ASIC must improve their transparency, accountability, and performance. ASIC have broad powers but have complained that they lack the resources for an admittedly complex and challenging task. Difficulty doesn't justify poor transparency or poor communication though.
We, as Australians, must demand more of our corporate police; our white collar watchdogs.
Corporate Crime/White-collar crime affects all Australians. It is typically much harder and more expensive to prosecute (defendants are typically well resourced and sophisticated.)
Sadly, a litany of examples of ASIC failing Australians are available. Two egregious examples of areas where ASIC must improve their lack of any published action, investigations, or otherwise are:
1. The Australian Financial Industry:
The 2019 Banking Royal Commission’s final report revealed widespread misconduct and blatant illegality in the financial services industry. This raised legitimate questions of whether ASIC was asleep on the job or was, as some have claimed, the watchdog that no-one fears.

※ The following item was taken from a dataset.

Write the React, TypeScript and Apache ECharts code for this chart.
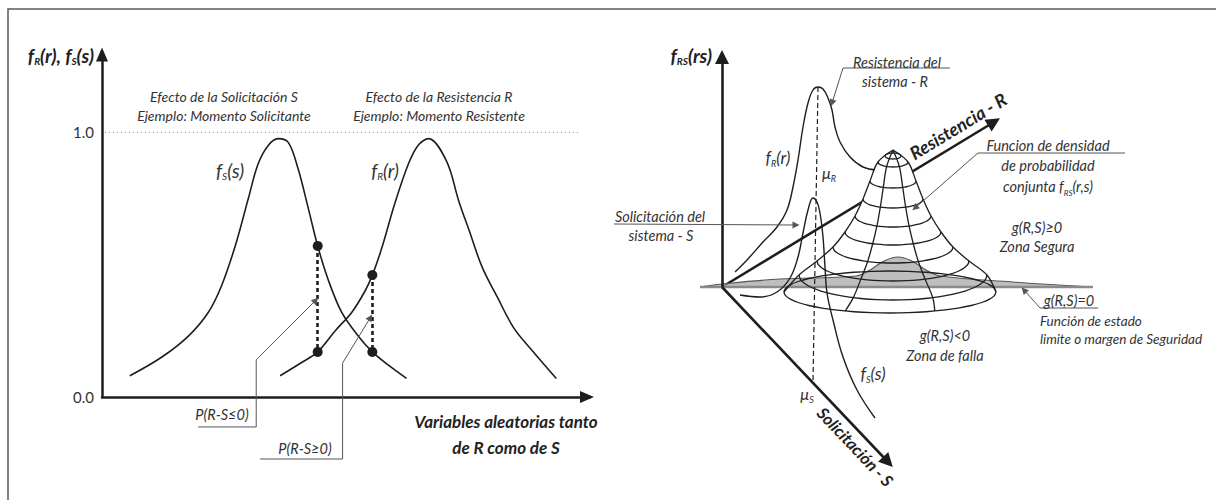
import React, { useEffect, useRef } from 'react';
import * as echarts from 'echarts';

// ---------------- Left panel: densities f_S(s) and f_R(r) ----------------
const fsX = [0.57, 1.22, 1.77, 2.18, 2.45, 2.73, 3.0, 3.2, 3.41, 3.61, 3.82, 4.02, 4.23, 4.42, 4.64, 4.91, 5.25, 5.54, 5.87, 6.24];
const fsY = [0.08, 0.15, 0.23, 0.32, 0.42, 0.57, 0.75, 0.88, 0.95, 0.975, 0.96, 0.86, 0.71, 0.57, 0.44, 0.32, 0.23, 0.17, 0.12, 0.07];
const frX = [3.65, 4.09, 4.42, 4.78, 5.12, 5.39, 5.54, 5.73, 6.0, 6.28, 6.48, 6.69, 7.06, 7.31, 7.54, 7.79, 8.12, 8.44, 8.84, 9.31];
const frY = [0.08, 0.13, 0.17, 0.25, 0.32, 0.4, 0.46, 0.56, 0.73, 0.88, 0.95, 0.975, 0.89, 0.74, 0.62, 0.49, 0.37, 0.26, 0.17, 0.07];
const overlapX = [4.42, 5.54];
const fsAtOverlap = [0.57, 0.17];
const frAtOverlap = [0.17, 0.46];
const yTickValues = [0, 1];
const yTickLabels = ['0.0', '1.0'];
const refLevel = 1.0;
const leaderLeftA = [[1.97, -0.113], [3.16, -0.113], [3.16, 0.14]];
const leaderLeftAEnd = [4.38, 0.365];
const leaderLeftB = [[3.24, -0.234], [4.93, -0.234], [4.93, 0.128]];
const leaderLeftBEnd = [5.5, 0.3];

// ---------------- Right panel: joint density sketch (units = px from origin, y up) ----------------
const fAxisEnd = [0, 230];
const rAxisEnd = [272, 165];
const sAxisEnd = [166, -175];
const frSide = [[13, 15], [25, 27], [41, 45], [55, 60], [65, 77], [71, 100], [76, 127], [81, 160], [86, 184], [91, 197], [96, 200], [101, 198], [106, 189], [110, 177], [113, 160], [118, 145], [128, 130], [141, 120], [155, 117]];
const fsSide = [[18, -8], [38, -10], [55, -5], [68, 9], [76, 30], [81, 54], [86, 77], [91, 89], [95, 85], [98, 74], [101, 50], [103, 20], [105, -6], [111, -33], [121, -70], [135, -103], [153, -131]];
const muLine = [[96, 200], [91, -95]];
const planeEdge = [[-22, 0], [0, 3], [58, 8], [134, 11], [148, 17], [162, 26], [176, 30], [190, 26], [204, 17], [218, 11], [291, 5], [371, 0]];
const planeLine = [[-22, 0], [371, 0]];
const humpU = 171;
const humpApex = [171, 137];
const ringLevel = [125, 106, 88, 71, 55, 40, 26, 12];
const ringRx = [15, 23, 30, 38, 48, 60, 76, 94];
const ringRy = [5, 7, 9, 11, 13, 16, 20, 25];
const capRing = [171, 131, 8, 3];
const baseRing = [168, -5, 106, 21];
const meridianDeg = [0, 65, 115, 180];
const leaderR = [[228, 219], [121, 219]];
const leaderREnd = [110, 184];
const leaderS = [[-108, 63]];
const leaderSEnd = [74, 62];
const leaderDens = [[403, 134], [256, 134]];
const leaderDensEnd = [193, 79];
const leaderG = [[376, -21], [318, -21]];
const leaderGEnd = [302, -3];

const INK = '#1e1e1e';
const TXT = '#333333';
const FONT = 'Lato, "Open Sans", sans-serif';

function txt(x: number, y: number, text: string, o: any = {}) {
  const base: any = {
    fontFamily: FONT,
    fontStyle: 'italic',
    fontSize: o.fontSize || 14,
    fontWeight: o.fontWeight || 'normal',
    fill: o.fill || TXT,
    lineHeight: o.lineHeight || 22,
  };
  const sub: any = { ...base, fontSize: Math.round(base.fontSize * 0.55), verticalAlign: 'bottom', lineHeight: Math.round(base.fontSize * 0.75) };
  return {
    type: 'text',
    x,
    y,
    rotation: o.rotation || 0,
    z: 100,
    style: {
      text,
      align: o.align || 'center',
      verticalAlign: 'middle',
      ...base,
      rich: { i: base, s: sub },
    },
  };
}

function buildOption(): any {
  const lines0 = (data: any[], extra: any = {}) => ({
    type: 'lines',
    coordinateSystem: 'cartesian2d',
    xAxisIndex: 0,
    yAxisIndex: 0,
    clip: false,
    ...extra,
    data: data.map((c) => ({ coords: c })),
  });
  const lines1 = (data: any[], extra: any = {}) => ({
    type: 'lines',
    coordinateSystem: 'cartesian2d',
    xAxisIndex: 1,
    yAxisIndex: 1,
    clip: false,
    ...extra,
    data: data.map((c) => ({ coords: c })),
  });
  const thin = { color: '#555', width: 1, opacity: 1 };

  const humpFill = (params: any, api: any) => {
    const P = (u: number, v: number) => api.coord([u, v]);
    const pts: any[] = [P(humpApex[0], humpApex[1])];
    for (let i = 0; i < ringLevel.length; i++) pts.push(P(humpU + ringRx[i], ringLevel[i]));
    const last = ringLevel.length - 1;
    for (let a = 0; a <= 180; a += 10) {
      const t = (a * Math.PI) / 180;
      pts.push(P(humpU + ringRx[last] * Math.cos(t), ringLevel[last] - ringRy[last] * Math.sin(t)));
    }
    for (let i = last; i >= 0; i--) pts.push(P(humpU - ringRx[i], ringLevel[i]));
    return { type: 'polygon', shape: { points: pts }, style: { fill: '#ffffff', stroke: 'none' } };
  };

  const humpLines = (params: any, api: any) => {
    const P = (u: number, v: number) => api.coord([u, v]);
    const ell = (cu: number, cv: number, rx: number, ry: number, a0: number, a1: number) => {
      const pts: any[] = [];
      for (let a = a0; a <= a1; a += 10) {
        const t = (a * Math.PI) / 180;
        pts.push(P(cu + rx * Math.cos(t), cv - ry * Math.sin(t)));
      }
      return pts;
    };
    const st = { stroke: INK, lineWidth: 1.3, fill: 'none' };
    const children: any[] = [];
    for (let i = 0; i < ringLevel.length; i++) {
      children.push({ type: 'polyline', shape: { points: ell(humpU, ringLevel[i], ringRx[i], ringRy[i], 0, 180), smooth: 0.3 }, style: st });
    }
    children.push({ type: 'polyline', shape: { points: ell(capRing[0], capRing[1], capRing[2], capRing[3], 0, 360), smooth: 0.3 }, style: st });
    children.push({ type: 'polyline', shape: { points: ell(baseRing[0], baseRing[1], baseRing[2], baseRing[3], 0, 360), smooth: 0.3 }, style: st });
    meridianDeg.forEach((d) => {
      const t = (d * Math.PI) / 180;
      const pts: any[] = [P(humpApex[0], humpApex[1])];
      for (let i = 0; i < ringLevel.length; i++) {
        pts.push(P(humpU + ringRx[i] * Math.cos(t), ringLevel[i] - ringRy[i] * Math.sin(t)));
      }
      pts.push(P(baseRing[0] + baseRing[2] * Math.cos(t), baseRing[1] - baseRing[3] * Math.sin(t)));
      children.push({ type: 'polyline', shape: { points: pts, smooth: 0.35 }, style: st });
    });
    return { type: 'group', children };
  };

  const bold = { fontWeight: 'bold', fill: '#222' };

  return {
    animation: false,
    backgroundColor: '#ffffff',
    grid: [
      { left: 102, top: 52.5, width: 488, height: 344.5 },
      { left: 592, top: 0, width: 624, height: 500 },
    ],
    xAxis: [
      {
        type: 'value', gridIndex: 0, min: 0, max: 10,
        axisLine: { show: true, lineStyle: { color: INK, width: 2.5 }, symbol: ['none', 'triangle'], symbolSize: [12, 14], symbolOffset: [0, -3] },
        axisTick: { show: false }, axisLabel: { show: false }, splitLine: { show: false },
      },
      { type: 'value', gridIndex: 1, min: -130, max: 494, show: false },
    ],
    yAxis: [
      {
        type: 'value', gridIndex: 0, min: 0, max: 1.3, interval: 1,
        axisLine: { show: true, onZero: false, lineStyle: { color: INK, width: 2.5 }, symbol: ['none', 'triangle'], symbolSize: [12, 14], symbolOffset: [0, -2] },
        axisTick: { show: false }, splitLine: { show: false },
        axisLabel: {
          color: TXT, fontSize: 15, fontFamily: FONT, margin: 8,
          formatter: (v: number) => { const k = yTickValues.indexOf(v); return k >= 0 ? yTickLabels[k] : ''; },
        },
      },
      { type: 'value', gridIndex: 1, min: -213, max: 287, show: false },
    ],
    graphic: [
      { type: 'rect', z: 0, shape: { x: 8, y: 9, width: 1400, height: 700 }, style: { fill: 'none', stroke: '#5a5a5a', lineWidth: 1.5 } },
      // left panel texts
      txt(94, 55, '{i|f}{s|R}{i|(r), f}{s|S}{i|(s)}', { fontSize: 19, align: 'right', ...bold }),
      txt(224, 96, 'Efecto de la Solicitación S'),
      txt(224, 115, 'Ejemplo: Momento Solicitante'),
      txt(439, 96, 'Efecto de la Resistencia R'),
      txt(439, 115, 'Ejemplo: Momento Resistente'),
      txt(230, 170, '{i|f}{s|S}{i|(s)}', { fontSize: 19 }),
      txt(385, 170, '{i|f}{s|R}{i|(r)}', { fontSize: 19 }),
      txt(222, 414, 'P(R-S≤0)', { fontSize: 14.5 }),
      txt(305, 448, 'P(R-S≥0)', { fontSize: 14.5 }),
      txt(506, 421, 'Variables aleatorias tanto', { fontSize: 17, ...bold }),
      txt(506, 447, 'de R como de S', { fontSize: 17, ...bold }),
      // right panel texts
      txt(712, 55, '{i|f}{s|RS}{i|(rs)}', { fontSize: 19, align: 'right', ...bold }),
      txt(897, 62, 'Resistencia del', { fontSize: 14.5 }),
      txt(895, 81, 'sistema - R', { fontSize: 14.5 }),
      txt(778, 157, '{i|f}{s|R}{i|(r)}', { fontSize: 17 }),
      txt(829, 172, '{i|μ}{s|R}', { fontSize: 16 }),
      txt(660, 216, 'Solicitación del', { fontSize: 14.5 }),
      txt(661, 235, 'sistema - S', { fontSize: 14.5 }),
      txt(958, 126, 'Resistencia - R', { fontSize: 18, rotation: 0.546, ...bold }),
      txt(1048, 145, 'Funcion de densidad', { fontSize: 14.5 }),
      txt(1048, 165, 'de probabilidad', { fontSize: 14.5 }),
      txt(1048, 186, '{i|conjunta f}{s|RS}{i|(r,s)}', { fontSize: 14.5 }),
      txt(1037, 227, 'g(R,S)≥0', { fontSize: 14.5 }),
      txt(1037, 246, 'Zona Segura', { fontSize: 14.5 }),
      txt(1069, 300, 'g(R,S)=0', { fontSize: 14.5 }),
      txt(1040, 321, 'Función de estado', { fontSize: 13.5, align: 'left' }),
      txt(1040, 339, 'limite o margen de Seguridad', { fontSize: 13.5, align: 'left' }),
      txt(945, 335, 'g(R,S)<0', { fontSize: 14.5 }),
      txt(945, 355, 'Zona de falla', { fontSize: 14.5 }),
      txt(873, 373, '{i|f}{s|S}{i|(s)}', { fontSize: 17 }),
      txt(807, 393, '{i|μ}{s|S}', { fontSize: 16 }),
      txt(855, 447, 'Solicitación - S', { fontSize: 16.5, rotation: -0.81, ...bold }),
    ],
    series: [
      // ---- left panel ----
      lines0([[[0.06, refLevel], [9.8, refLevel]]], { lineStyle: { color: '#9a9a9a', width: 1, type: [1, 3], opacity: 1 }, z: 1 }),
      {
        type: 'line', xAxisIndex: 0, yAxisIndex: 0, data: fsX.map((x, i) => [x, fsY[i]]),
        smooth: 0.35, symbol: 'none', lineStyle: { color: INK, width: 1.6 }, z: 3,
      },
      {
        type: 'line', xAxisIndex: 0, yAxisIndex: 0, data: frX.map((x, i) => [x, frY[i]]),
        smooth: 0.35, symbol: 'none', lineStyle: { color: INK, width: 1.6 }, z: 3,
      },
      lines0(overlapX.map((x, i) => [[x, Math.max(fsAtOverlap[i], frAtOverlap[i])], [x, Math.min(fsAtOverlap[i], frAtOverlap[i])]]), {
        lineStyle: { color: INK, width: 2.6, type: [4, 3], opacity: 1 }, z: 4,
      }),
      {
        type: 'scatter', xAxisIndex: 0, yAxisIndex: 0, symbolSize: 10, itemStyle: { color: INK, opacity: 1 }, z: 5,
        data: overlapX.flatMap((x, i) => [[x, fsAtOverlap[i]], [x, frAtOverlap[i]]]),
      },
      lines0([leaderLeftA, leaderLeftB], { polyline: true, lineStyle: thin, z: 4 }),
      lines0([[leaderLeftA[2], leaderLeftAEnd], [leaderLeftB[2], leaderLeftBEnd]], { symbol: ['none', 'triangle'], symbolSize: 7, lineStyle: thin, z: 4 }),
      // ---- right panel ----
      lines1([[[0, 0], rAxisEnd]], { symbol: ['none', 'triangle'], symbolSize: 14, lineStyle: { color: INK, width: 2.6, opacity: 1 }, z: 1 }),
      {
        type: 'line', xAxisIndex: 1, yAxisIndex: 1, data: frSide, smooth: 0.4, symbol: 'none',
        lineStyle: { color: INK, width: 1.4 }, z: 1,
      },
      { type: 'custom', xAxisIndex: 1, yAxisIndex: 1, data: [[0, 0]], renderItem: humpFill, clip: false, z: 2 },
      {
        type: 'line', xAxisIndex: 1, yAxisIndex: 1, data: planeEdge, smooth: 0.4, symbol: 'none',
        lineStyle: { color: '#555', width: 1.1 }, areaStyle: { color: '#a8a8a8', opacity: 0.75 }, z: 3,
      },
      {
        type: 'line', xAxisIndex: 1, yAxisIndex: 1, data: planeLine, symbol: 'none',
        lineStyle: { color: '#8a8a8a', width: 2.5 }, z: 3,
      },
      { type: 'custom', xAxisIndex: 1, yAxisIndex: 1, data: [[0, 0]], renderItem: humpLines, clip: false, z: 4 },
      {
        type: 'line', xAxisIndex: 1, yAxisIndex: 1, data: fsSide, smooth: 0.4, symbol: 'none',
        lineStyle: { color: INK, width: 1.4 }, z: 5,
      },
      lines1([muLine], { lineStyle: { color: INK, width: 1.2, type: [5, 3], opacity: 1 }, z: 5 }),
      lines1([[[0, 0], fAxisEnd], [[0, 0], sAxisEnd]], { symbol: ['none', 'triangle'], symbolSize: 14, lineStyle: { color: INK, width: 2.6, opacity: 1 }, z: 6 }),
      lines1([leaderR, leaderDens, leaderG], { polyline: true, lineStyle: thin, z: 6 }),
      lines1([[leaderR[1], leaderREnd], [leaderS[0], leaderSEnd], [leaderDens[1], leaderDensEnd], [leaderG[1], leaderGEnd]], {
        symbol: ['none', 'triangle'], symbolSize: 7, lineStyle: thin, z: 6,
      }),
    ],
  };
}

export default function App() {
  const ref = useRef<HTMLDivElement>(null);
  useEffect(() => {
    const chart = echarts.init(ref.current!, null, { renderer: 'svg' });
    chart.setOption(buildOption());
    return () => chart.dispose();
  }, []);
  return (
    <div
      ref={ref}
      style={{ position: 'absolute', left: 0, top: 0, width: 1216, height: 500, background: '#fff' }}
    />
  );
}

2. The collapse of Dick Smith Electronics:
As of 4 May 2019, ASIC have not published that they have taken any action in the collapse of Australia's oldest electronics retailer - Dick Smith Holdings 'DSH' - over three years ago on 4 January 2016.

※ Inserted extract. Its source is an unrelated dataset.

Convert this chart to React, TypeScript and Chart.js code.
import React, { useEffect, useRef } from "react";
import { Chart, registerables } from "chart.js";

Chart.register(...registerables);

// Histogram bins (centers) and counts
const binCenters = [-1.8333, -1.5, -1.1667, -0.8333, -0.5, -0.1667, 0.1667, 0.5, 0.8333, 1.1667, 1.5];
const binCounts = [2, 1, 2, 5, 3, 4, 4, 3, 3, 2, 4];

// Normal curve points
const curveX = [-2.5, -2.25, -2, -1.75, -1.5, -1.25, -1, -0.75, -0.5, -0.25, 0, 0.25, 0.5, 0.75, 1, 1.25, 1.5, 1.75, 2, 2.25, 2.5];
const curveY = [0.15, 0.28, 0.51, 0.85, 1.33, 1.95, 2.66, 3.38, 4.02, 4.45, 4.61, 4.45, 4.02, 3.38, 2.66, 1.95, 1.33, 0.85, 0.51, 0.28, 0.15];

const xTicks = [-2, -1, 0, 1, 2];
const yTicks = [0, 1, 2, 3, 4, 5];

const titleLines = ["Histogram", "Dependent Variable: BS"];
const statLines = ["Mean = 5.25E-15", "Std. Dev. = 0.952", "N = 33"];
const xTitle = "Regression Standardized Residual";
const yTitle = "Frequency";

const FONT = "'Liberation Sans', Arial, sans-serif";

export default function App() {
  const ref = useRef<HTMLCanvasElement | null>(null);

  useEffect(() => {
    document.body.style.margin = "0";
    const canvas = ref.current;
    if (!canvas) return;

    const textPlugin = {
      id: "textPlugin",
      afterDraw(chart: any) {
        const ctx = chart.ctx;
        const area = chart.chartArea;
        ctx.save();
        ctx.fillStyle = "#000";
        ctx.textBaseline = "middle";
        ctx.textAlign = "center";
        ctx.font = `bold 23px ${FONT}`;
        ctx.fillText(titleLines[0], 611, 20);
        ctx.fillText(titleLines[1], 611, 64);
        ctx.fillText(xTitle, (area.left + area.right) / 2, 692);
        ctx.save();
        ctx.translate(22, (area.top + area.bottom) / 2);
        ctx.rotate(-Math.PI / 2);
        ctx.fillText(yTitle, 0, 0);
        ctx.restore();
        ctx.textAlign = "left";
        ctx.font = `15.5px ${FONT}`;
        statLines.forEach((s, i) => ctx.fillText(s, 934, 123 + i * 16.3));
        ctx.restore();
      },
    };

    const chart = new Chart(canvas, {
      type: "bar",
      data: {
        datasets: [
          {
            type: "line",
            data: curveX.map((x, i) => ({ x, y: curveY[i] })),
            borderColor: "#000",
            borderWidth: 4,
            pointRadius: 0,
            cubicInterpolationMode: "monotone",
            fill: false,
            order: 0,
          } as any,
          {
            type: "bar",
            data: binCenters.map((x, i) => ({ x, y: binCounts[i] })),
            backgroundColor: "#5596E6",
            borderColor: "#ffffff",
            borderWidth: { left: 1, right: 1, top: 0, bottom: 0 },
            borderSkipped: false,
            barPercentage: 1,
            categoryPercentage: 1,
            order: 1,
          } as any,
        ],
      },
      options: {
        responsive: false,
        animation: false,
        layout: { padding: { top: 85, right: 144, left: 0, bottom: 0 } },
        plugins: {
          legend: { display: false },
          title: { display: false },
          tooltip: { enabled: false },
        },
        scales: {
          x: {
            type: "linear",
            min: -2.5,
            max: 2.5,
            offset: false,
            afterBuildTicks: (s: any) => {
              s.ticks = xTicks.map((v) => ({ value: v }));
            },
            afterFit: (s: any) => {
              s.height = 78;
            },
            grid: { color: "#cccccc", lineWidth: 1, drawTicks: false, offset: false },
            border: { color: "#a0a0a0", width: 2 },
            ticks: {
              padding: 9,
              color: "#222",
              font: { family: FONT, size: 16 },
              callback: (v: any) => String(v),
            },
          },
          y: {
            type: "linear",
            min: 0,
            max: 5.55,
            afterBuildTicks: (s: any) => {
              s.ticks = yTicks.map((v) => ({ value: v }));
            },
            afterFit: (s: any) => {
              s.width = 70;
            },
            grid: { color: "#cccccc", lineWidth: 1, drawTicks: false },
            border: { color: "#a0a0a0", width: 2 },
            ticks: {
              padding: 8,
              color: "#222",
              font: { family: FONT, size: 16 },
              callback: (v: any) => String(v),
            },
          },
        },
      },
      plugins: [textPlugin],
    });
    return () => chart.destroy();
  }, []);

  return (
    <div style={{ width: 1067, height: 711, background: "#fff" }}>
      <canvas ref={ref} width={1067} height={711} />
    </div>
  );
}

On 18 August 2015, DSH announced the results of the previous financial year. About $1.3 billion in sales and $43.4 million in profit; both numbers increased from the year prior. DSH predicted profit for the following year of about $45 million - later reducing this to about $40 million 28 October 2015 whilst stating that 'the DSH balance sheet remained strong.'The DSH CEO had been paid $4.1 million and the DSH CFO $2.1 million in the two years prior.
About two months later (4 January 2016), DSH announced they couldn't pay their debts (voluntary administration.) Over 3,000 DSH employees lost their jobs, DSH was liquidated yet hundreds of millions are still owed to creditors.That year, DSH had paid millions in dividends (supposedly 'spare' profits) which had personally benefited the CEO about another $3 million and the CFO about another $150,000.

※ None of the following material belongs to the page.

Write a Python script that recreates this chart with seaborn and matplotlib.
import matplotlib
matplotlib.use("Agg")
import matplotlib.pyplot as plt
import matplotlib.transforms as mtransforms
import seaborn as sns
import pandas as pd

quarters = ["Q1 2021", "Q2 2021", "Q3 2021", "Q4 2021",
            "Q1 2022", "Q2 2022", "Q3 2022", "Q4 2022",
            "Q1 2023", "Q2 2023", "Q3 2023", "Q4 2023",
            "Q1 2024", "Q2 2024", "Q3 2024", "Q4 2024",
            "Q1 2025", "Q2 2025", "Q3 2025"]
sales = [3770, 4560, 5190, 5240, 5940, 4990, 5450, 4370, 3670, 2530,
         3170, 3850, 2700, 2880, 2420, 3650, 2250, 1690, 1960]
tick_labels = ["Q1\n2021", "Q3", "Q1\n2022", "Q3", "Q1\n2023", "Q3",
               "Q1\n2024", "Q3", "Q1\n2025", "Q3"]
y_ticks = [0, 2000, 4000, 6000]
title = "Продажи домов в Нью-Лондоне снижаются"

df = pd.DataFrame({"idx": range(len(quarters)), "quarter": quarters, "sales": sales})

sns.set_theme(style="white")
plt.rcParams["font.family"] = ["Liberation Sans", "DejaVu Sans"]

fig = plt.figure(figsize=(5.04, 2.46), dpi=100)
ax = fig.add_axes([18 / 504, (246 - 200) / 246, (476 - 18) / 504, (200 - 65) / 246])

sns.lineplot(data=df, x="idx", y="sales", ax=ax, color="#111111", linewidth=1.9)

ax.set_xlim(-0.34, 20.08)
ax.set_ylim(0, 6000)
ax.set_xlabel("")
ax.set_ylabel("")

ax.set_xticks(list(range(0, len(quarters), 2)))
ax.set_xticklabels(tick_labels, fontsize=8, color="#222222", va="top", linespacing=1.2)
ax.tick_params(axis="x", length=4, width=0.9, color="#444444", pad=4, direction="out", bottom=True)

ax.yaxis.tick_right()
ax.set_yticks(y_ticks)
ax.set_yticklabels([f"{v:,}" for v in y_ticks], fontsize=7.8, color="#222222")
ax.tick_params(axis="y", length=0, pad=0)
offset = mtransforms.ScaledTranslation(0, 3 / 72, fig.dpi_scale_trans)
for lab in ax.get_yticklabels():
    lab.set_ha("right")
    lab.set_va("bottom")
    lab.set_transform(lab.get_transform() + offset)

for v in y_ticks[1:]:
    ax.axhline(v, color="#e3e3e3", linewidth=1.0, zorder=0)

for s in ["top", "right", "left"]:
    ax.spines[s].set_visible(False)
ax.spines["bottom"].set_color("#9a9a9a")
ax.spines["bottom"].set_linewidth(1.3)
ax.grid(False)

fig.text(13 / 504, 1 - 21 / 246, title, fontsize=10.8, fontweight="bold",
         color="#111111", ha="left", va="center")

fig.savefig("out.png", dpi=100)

The circumstances above require scrutiny. At a minimum, the following alleged breaches of the Australian Corporations Act should have been (and still should be) investigated:
A. Failure to abide by continuous disclosure obligations, s 674(2) and ASX listing rule 3.1;
B. Dishonesty, s 1041G CA;
C. Inducing persons to deal s 1041F CA;
D. Misleading and Deceptive conduct s 1041H CA, s 1041E CA;
E. Breach of directors’ duties, ss 180(1), ss 181(1) CA; and
F. Insolvent trading, s 588G CA.
Plus, breaches of the Australian Consumer Law and the Australian Securities and Investments Commission Act 2001 (Cth) for the above and unconscionable conduct s 12GF are also alleged.
I also add that, without transparency, it is difficult to properly understand if ASIC are effectively using the resources that they have.